The struggle for racial equality in this nation is filled with empty promises, vacuous rhetoric — and excuses.
The police excuse violence against minorities as the product of simply doing their jobs. They are plagued, they say, by a few “bad apples” who tend to turn the perception of the police “barrel” into something negative.
Protestors with legitimate concerns and even more legitimate reasons to take to the streets excuse the broken glass, the fires, the looted stores by blaming their own “bad apples,” those ubiquitous “outside agitators” who apparently appear out of the ether when a legitimate movement for justice takes hold of a community, or in this case, a nation.
But the “bad apple” excuses don’t hold water. Consider this:
What if an airline, after a horrific crash, used that lame excuse. What if they said “you know, 95 percent of our pilots are highly skilled, but we have a few bad apples who just can’t land for the dickens.” (That’s a line from comedian Chris Rock, by the way.)
White people have used another excuse for generations, the old “I’m not racist because some of my friends are Black.”

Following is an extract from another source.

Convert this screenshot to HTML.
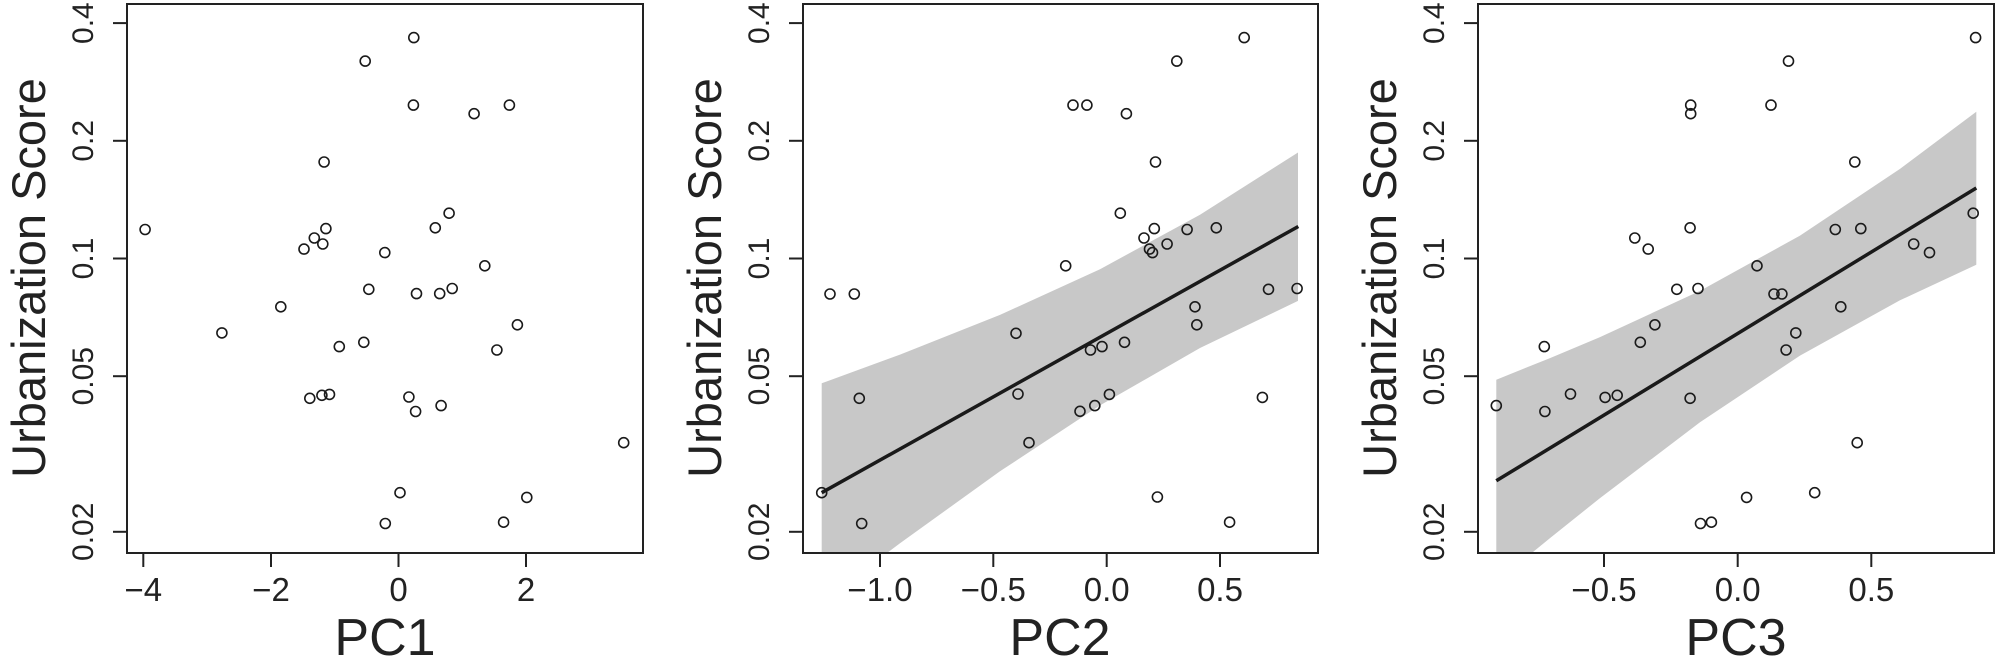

It’s the kind of comment you might expect out of some members of Congress, but it serves as no excuse. Black people know it and so do white people. What a weak attempt to somehow pass the buck on generations of institutional racism that, let’s be honest, we’ve all been a part of in one way or another.
Thomas Merton recognized the vacuity of that and other excuses and wrote about them often. Back in January of 2016, Father George Kilcourse, a Merton scholar, brought the late monk’s writings on race to our attention again with a perceptive essay in the local daily newspaper.

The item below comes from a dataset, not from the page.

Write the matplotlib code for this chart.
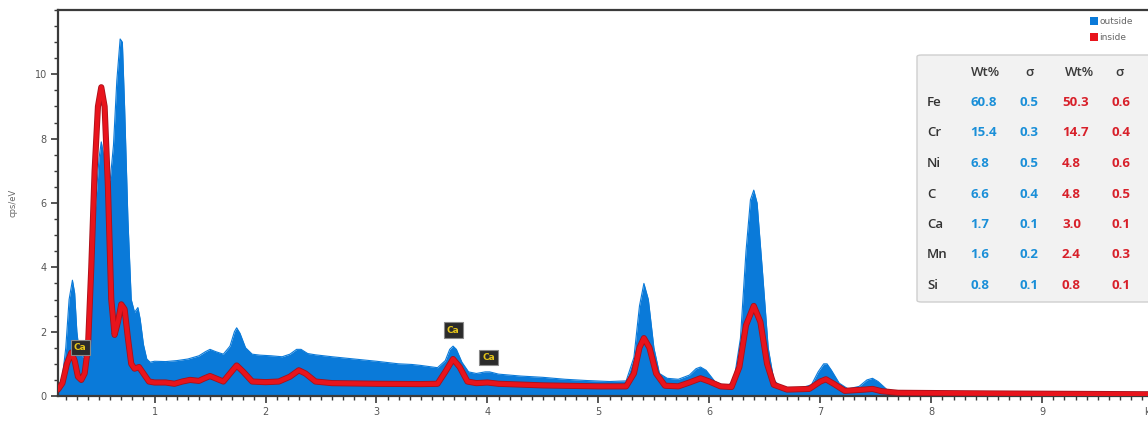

Merton often read and quoted Harlem native and writer James Baldwin. And Father Kilcourse wrote that both the monk and the Black man of letters “knew that white liberals lacked any perception of black persons’ lives.”
“They could deal with the Negro as a symbol or a victim,” Baldwin said, “but had no sense of him as a man.”

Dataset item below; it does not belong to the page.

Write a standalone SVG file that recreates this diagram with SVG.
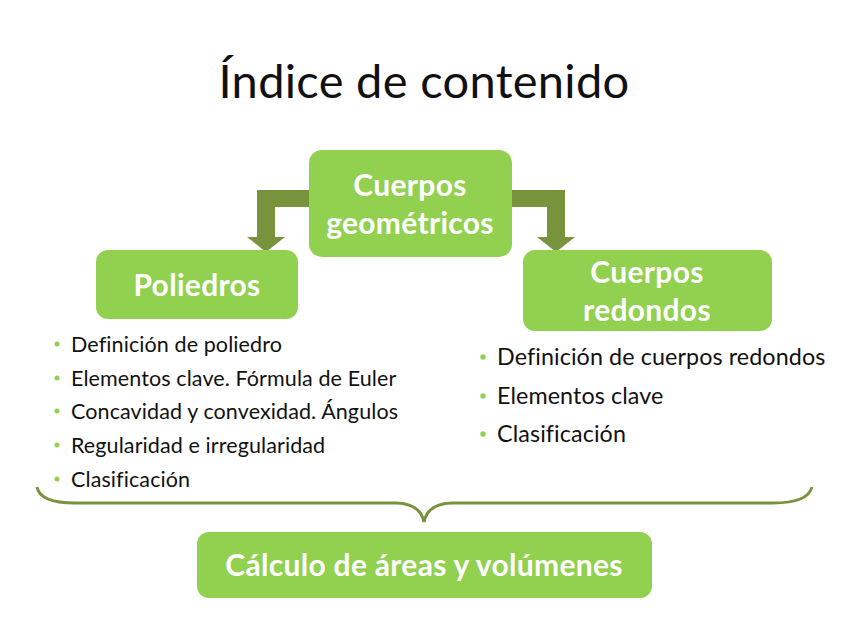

That’s as valid an observation today as it was in the 1960s. Regardless of the good intentions in our hearts, most of us can never comprehend the simple fear that people of color face every day. It is a fear that manifests when they leave their houses; drive down a street; attempt to shop — attempt to do anything, really, that the rest of us take for granted.
We can recognize their tribulations in our heads; but we can’t seem to wrap our collective hearts around them. Like the great journalist, the late Gordon Englehart, said of his World War II experiences — “You can read all you want about the battles and wars. But unless you’ve been in them, heard the bullets and seen people die, your opinion on the matter is invalid.”
Both Pope Francis and our own leader, Archbishop Joseph Kurtz, have asked us not only to support efforts to eliminate institutional racism, but to change our very hearts.
The archbishop said we need to condemn the sin of racism “with our hearts and with our actions.” Pope Francis has encouraged us to not despair over the struggles we face in creating a more just society for everyone. “What is important,” he said, “is the frankness, the courage of our witness, of our witness to the faith.”
The calls for change in laws and regulations, in policing and public policy, are being heard throughout the land. Some positive steps — changes in police actions and tactics, for example — have actually occurred. But changing our collective hearts? That may take a while, because we’ve tolerated treating people of color poorly for four centuries.
Merton wrote, and Father Kilcourse reminded us, that the civil rights movement accentuates “not a black problem but a white problem.”
“The problem,” Merton said, “is in ourselves. It is everybody’s problem. The racial conflict is only one symptom.”
So, what to do? Let us look in the mirror; let us look into our own hearts and souls.
Let us recognize that making excuses won’t work anymore.